Perth Mayor John Fenik would like to see babies once again being born at the Great War Memorial site of the Perth and Smiths Falls District Hospital.
PERTH - Just as he wanted a “made-in-Perth” OPP contract, so too now does Mayor John Fenik want the birth certificates of Perth babies to read “born in Perth.”
In a surprise move in the midst of budget deliberations last Friday morning, Fenik proposed a line item in the budget for $1,000 for him to enter into deliberations with officials at the hospital and possibly facilitate a trip to Toronto to visit officials at the Ministry of Health and Long-Term Care about the possibility.
“Quite frankly, I feel that people who are having babies should be able to have them in Perth,” said Fenik during budget day deliberations on Friday, Jan. 25. “This is no sleight towards Smiths Falls,” and their maternity ward at their campus of the Perth and Smiths Falls District Hospital, he hastened to add, but for Perth couples welcoming a child, or children, into the world, “their birth certificates should say ‘born in Perth.’ The days of people having a birth certificate saying ‘born in Perth,’ will soon be gone.”
Provincial Health Minister Deb Matthews had been in Ottawa that week announcing the creation of a birthing centre there, and while Fenik did not mention the ongoing debate between the hospital unions and the board of directors about the closing of six hospital beds at each site, he did stress what he saw as the need for investment in the Perth site.
“Our asset, the Perth campus, we have to nurture, and continue to grow it,” said Fenik.
He added that he knew that the possibility of getting any obstetrics or gynecology staff or equipment transferred from Smiths Falls was remote since “that is a cost of millions of dollars,” but he did not rule out having a midwifery-led birthing centre, like the one Matthews opened earlier this month.
Some councillors were intrigued by Fenik’s idea.
“I hadn’t even thought about it until today,” said Coun. Jim Boldt. “I’ve had to have them (my children) in Smiths Falls. I would have been happier if they had been born here.”
Even though he was not born in Perth himself, Boldt stated that many people are proud of where they are born.
“I am proud of being born in Renfrew,” he said, before adding, “Don’t laugh.”
Fenik himself was born in London, Ont., but “my children consider Perth their home, not Smiths Falls.”
However, Coun. Ed McPherson threw cold water on the mayor’s proposal.
“It’ll never happen,” said McPherson. “Health care is being cut to the bone. They will not allow you to bring in a birthing centre. (But) I support your idea of keeping services in Perth.”

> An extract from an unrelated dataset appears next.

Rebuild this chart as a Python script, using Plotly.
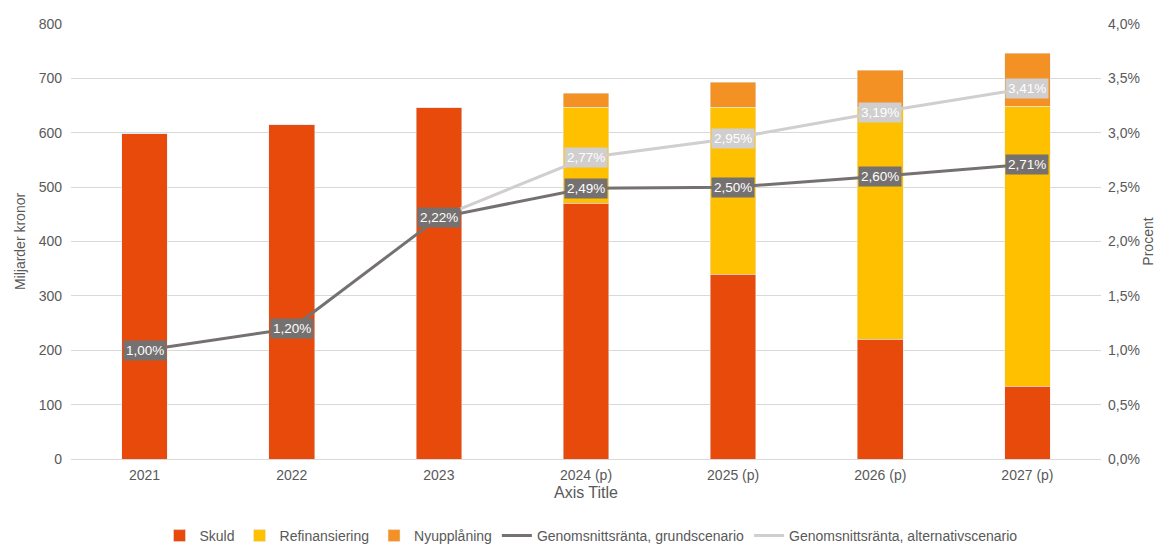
import plotly.graph_objects as go

categories = ["2021", "2022", "2023", "2024 (p)", "2025 (p)", "2026 (p)", "2027 (p)"]
skuld = [598, 615, 647, 470, 340, 220, 134]
refinansiering = [0, 0, 0, 177, 307, 427, 515]
nyupplaning = [0, 0, 0, 26, 46, 68, 97]
ranta_grund = [1.00, 1.20, 2.22, 2.49, 2.50, 2.60, 2.71]
ranta_alt = [None, None, 2.22, 2.77, 2.95, 3.19, 3.41]

C_SKULD = "#E84A0C"
C_REFI = "#FFC000"
C_NY = "#F39125"
C_GRUND = "#767171"
C_ALT = "#D0CECE"
C_TEXT = "#595959"
FONT = "Liberation Sans, Arial"

fig = go.Figure()
fig.add_bar(x=categories, y=skuld, name="Skuld", marker_color=C_SKULD)
fig.add_bar(x=categories, y=refinansiering, name="Refinansiering", marker_color=C_REFI)
fig.add_bar(x=categories, y=nyupplaning, name="Nyupplåning", marker_color=C_NY)
fig.add_scatter(x=categories, y=[v / 100 for v in ranta_grund], name="Genomsnittsränta, grundscenario",
                mode="lines", line=dict(color=C_GRUND, width=3), yaxis="y2")
fig.add_scatter(x=categories, y=[None if v is None else v / 100 for v in ranta_alt],
                name="Genomsnittsränta, alternativscenario",
                mode="lines", line=dict(color=C_ALT, width=3), yaxis="y2")

def fmt(v):
    return f"{v:.2f}".replace(".", ",") + "%"

annotations = []
for i, v in enumerate(ranta_alt):
    if v is None or i == 2:
        continue
    annotations.append(dict(x=i, y=v / 100, xref="x", yref="y2", text=fmt(v), showarrow=False,
                            font=dict(color="white", size=13.5, family=FONT),
                            bgcolor=C_ALT, borderpad=2))
for i, v in enumerate(ranta_grund):
    annotations.append(dict(x=i, y=v / 100, xref="x", yref="y2", text=fmt(v), showarrow=False,
                            font=dict(color="white", size=13.5, family=FONT),
                            bgcolor=C_GRUND, borderpad=2))

fig.update_layout(
    width=1166, height=544,
    margin=dict(l=63, r=73, t=16, b=93, autoexpand=False),
    paper_bgcolor="white", plot_bgcolor="white",
    barmode="stack", bargap=0.69,
    separators=", ",
    font=dict(family=FONT, size=14, color=C_TEXT),
    xaxis=dict(type="category", range=[-0.5, len(categories) - 0.5],
               title=dict(text="Axis Title", font=dict(size=16, color=C_TEXT), standoff=5),
               showgrid=False, showline=True, linecolor="#d9d9d9", linewidth=1,
               tickfont=dict(size=14, color=C_TEXT), ticks="", ticklabelstandoff=3),
    yaxis=dict(title=dict(text="Miljarder kronor", font=dict(size=14, color=C_TEXT), standoff=9),
               range=[0, 800], dtick=100, showgrid=True, gridcolor="#d9d9d9", gridwidth=1,
               zeroline=False, tickfont=dict(size=14, color=C_TEXT), ticklabelstandoff=8),
    yaxis2=dict(title=dict(text="Procent", font=dict(size=14, color=C_TEXT), standoff=2),
                overlaying="y", side="right", range=[0, 0.04], dtick=0.005, tickformat=".1%",
                showgrid=False, zeroline=False, tickfont=dict(size=14, color=C_TEXT),
                ticklabelstandoff=6),
    legend=dict(orientation="h", x=0.5, xanchor="center", xref="container",
                y=0, yanchor="bottom", yref="container",
                font=dict(size=14, color=C_TEXT), traceorder="normal"),
    annotations=annotations,
)

fig.write_html("out.html")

Fenik said that he would prove McPherson wrong.
“I love it when somebody says never,” said Fenik. “They have the ability to deliver babies right now. If they have the ability, why not?” he wondered aloud.
McPherson, whose own three children were born in Kingston, conceded that there was indeed birthing equipment in place at the Great War Memorial Hospital site in Perth, but noted that that equipment was only there for emergencies.
“In Ontario, if you have an H on the building (for hospital), you have to have life saving equipment,” said McPherson, which includes birthing equipment, if a women presents herself at the front desk, in the final stages of labour, and is unable to continue on to a hospital with a maternity ward.
While the final budget will be voted on next month, Fenik said that if he was unable to nail down the $1,000 for the deliberations, he would take the money from the mayor’s discretionary fund to finance the discussions.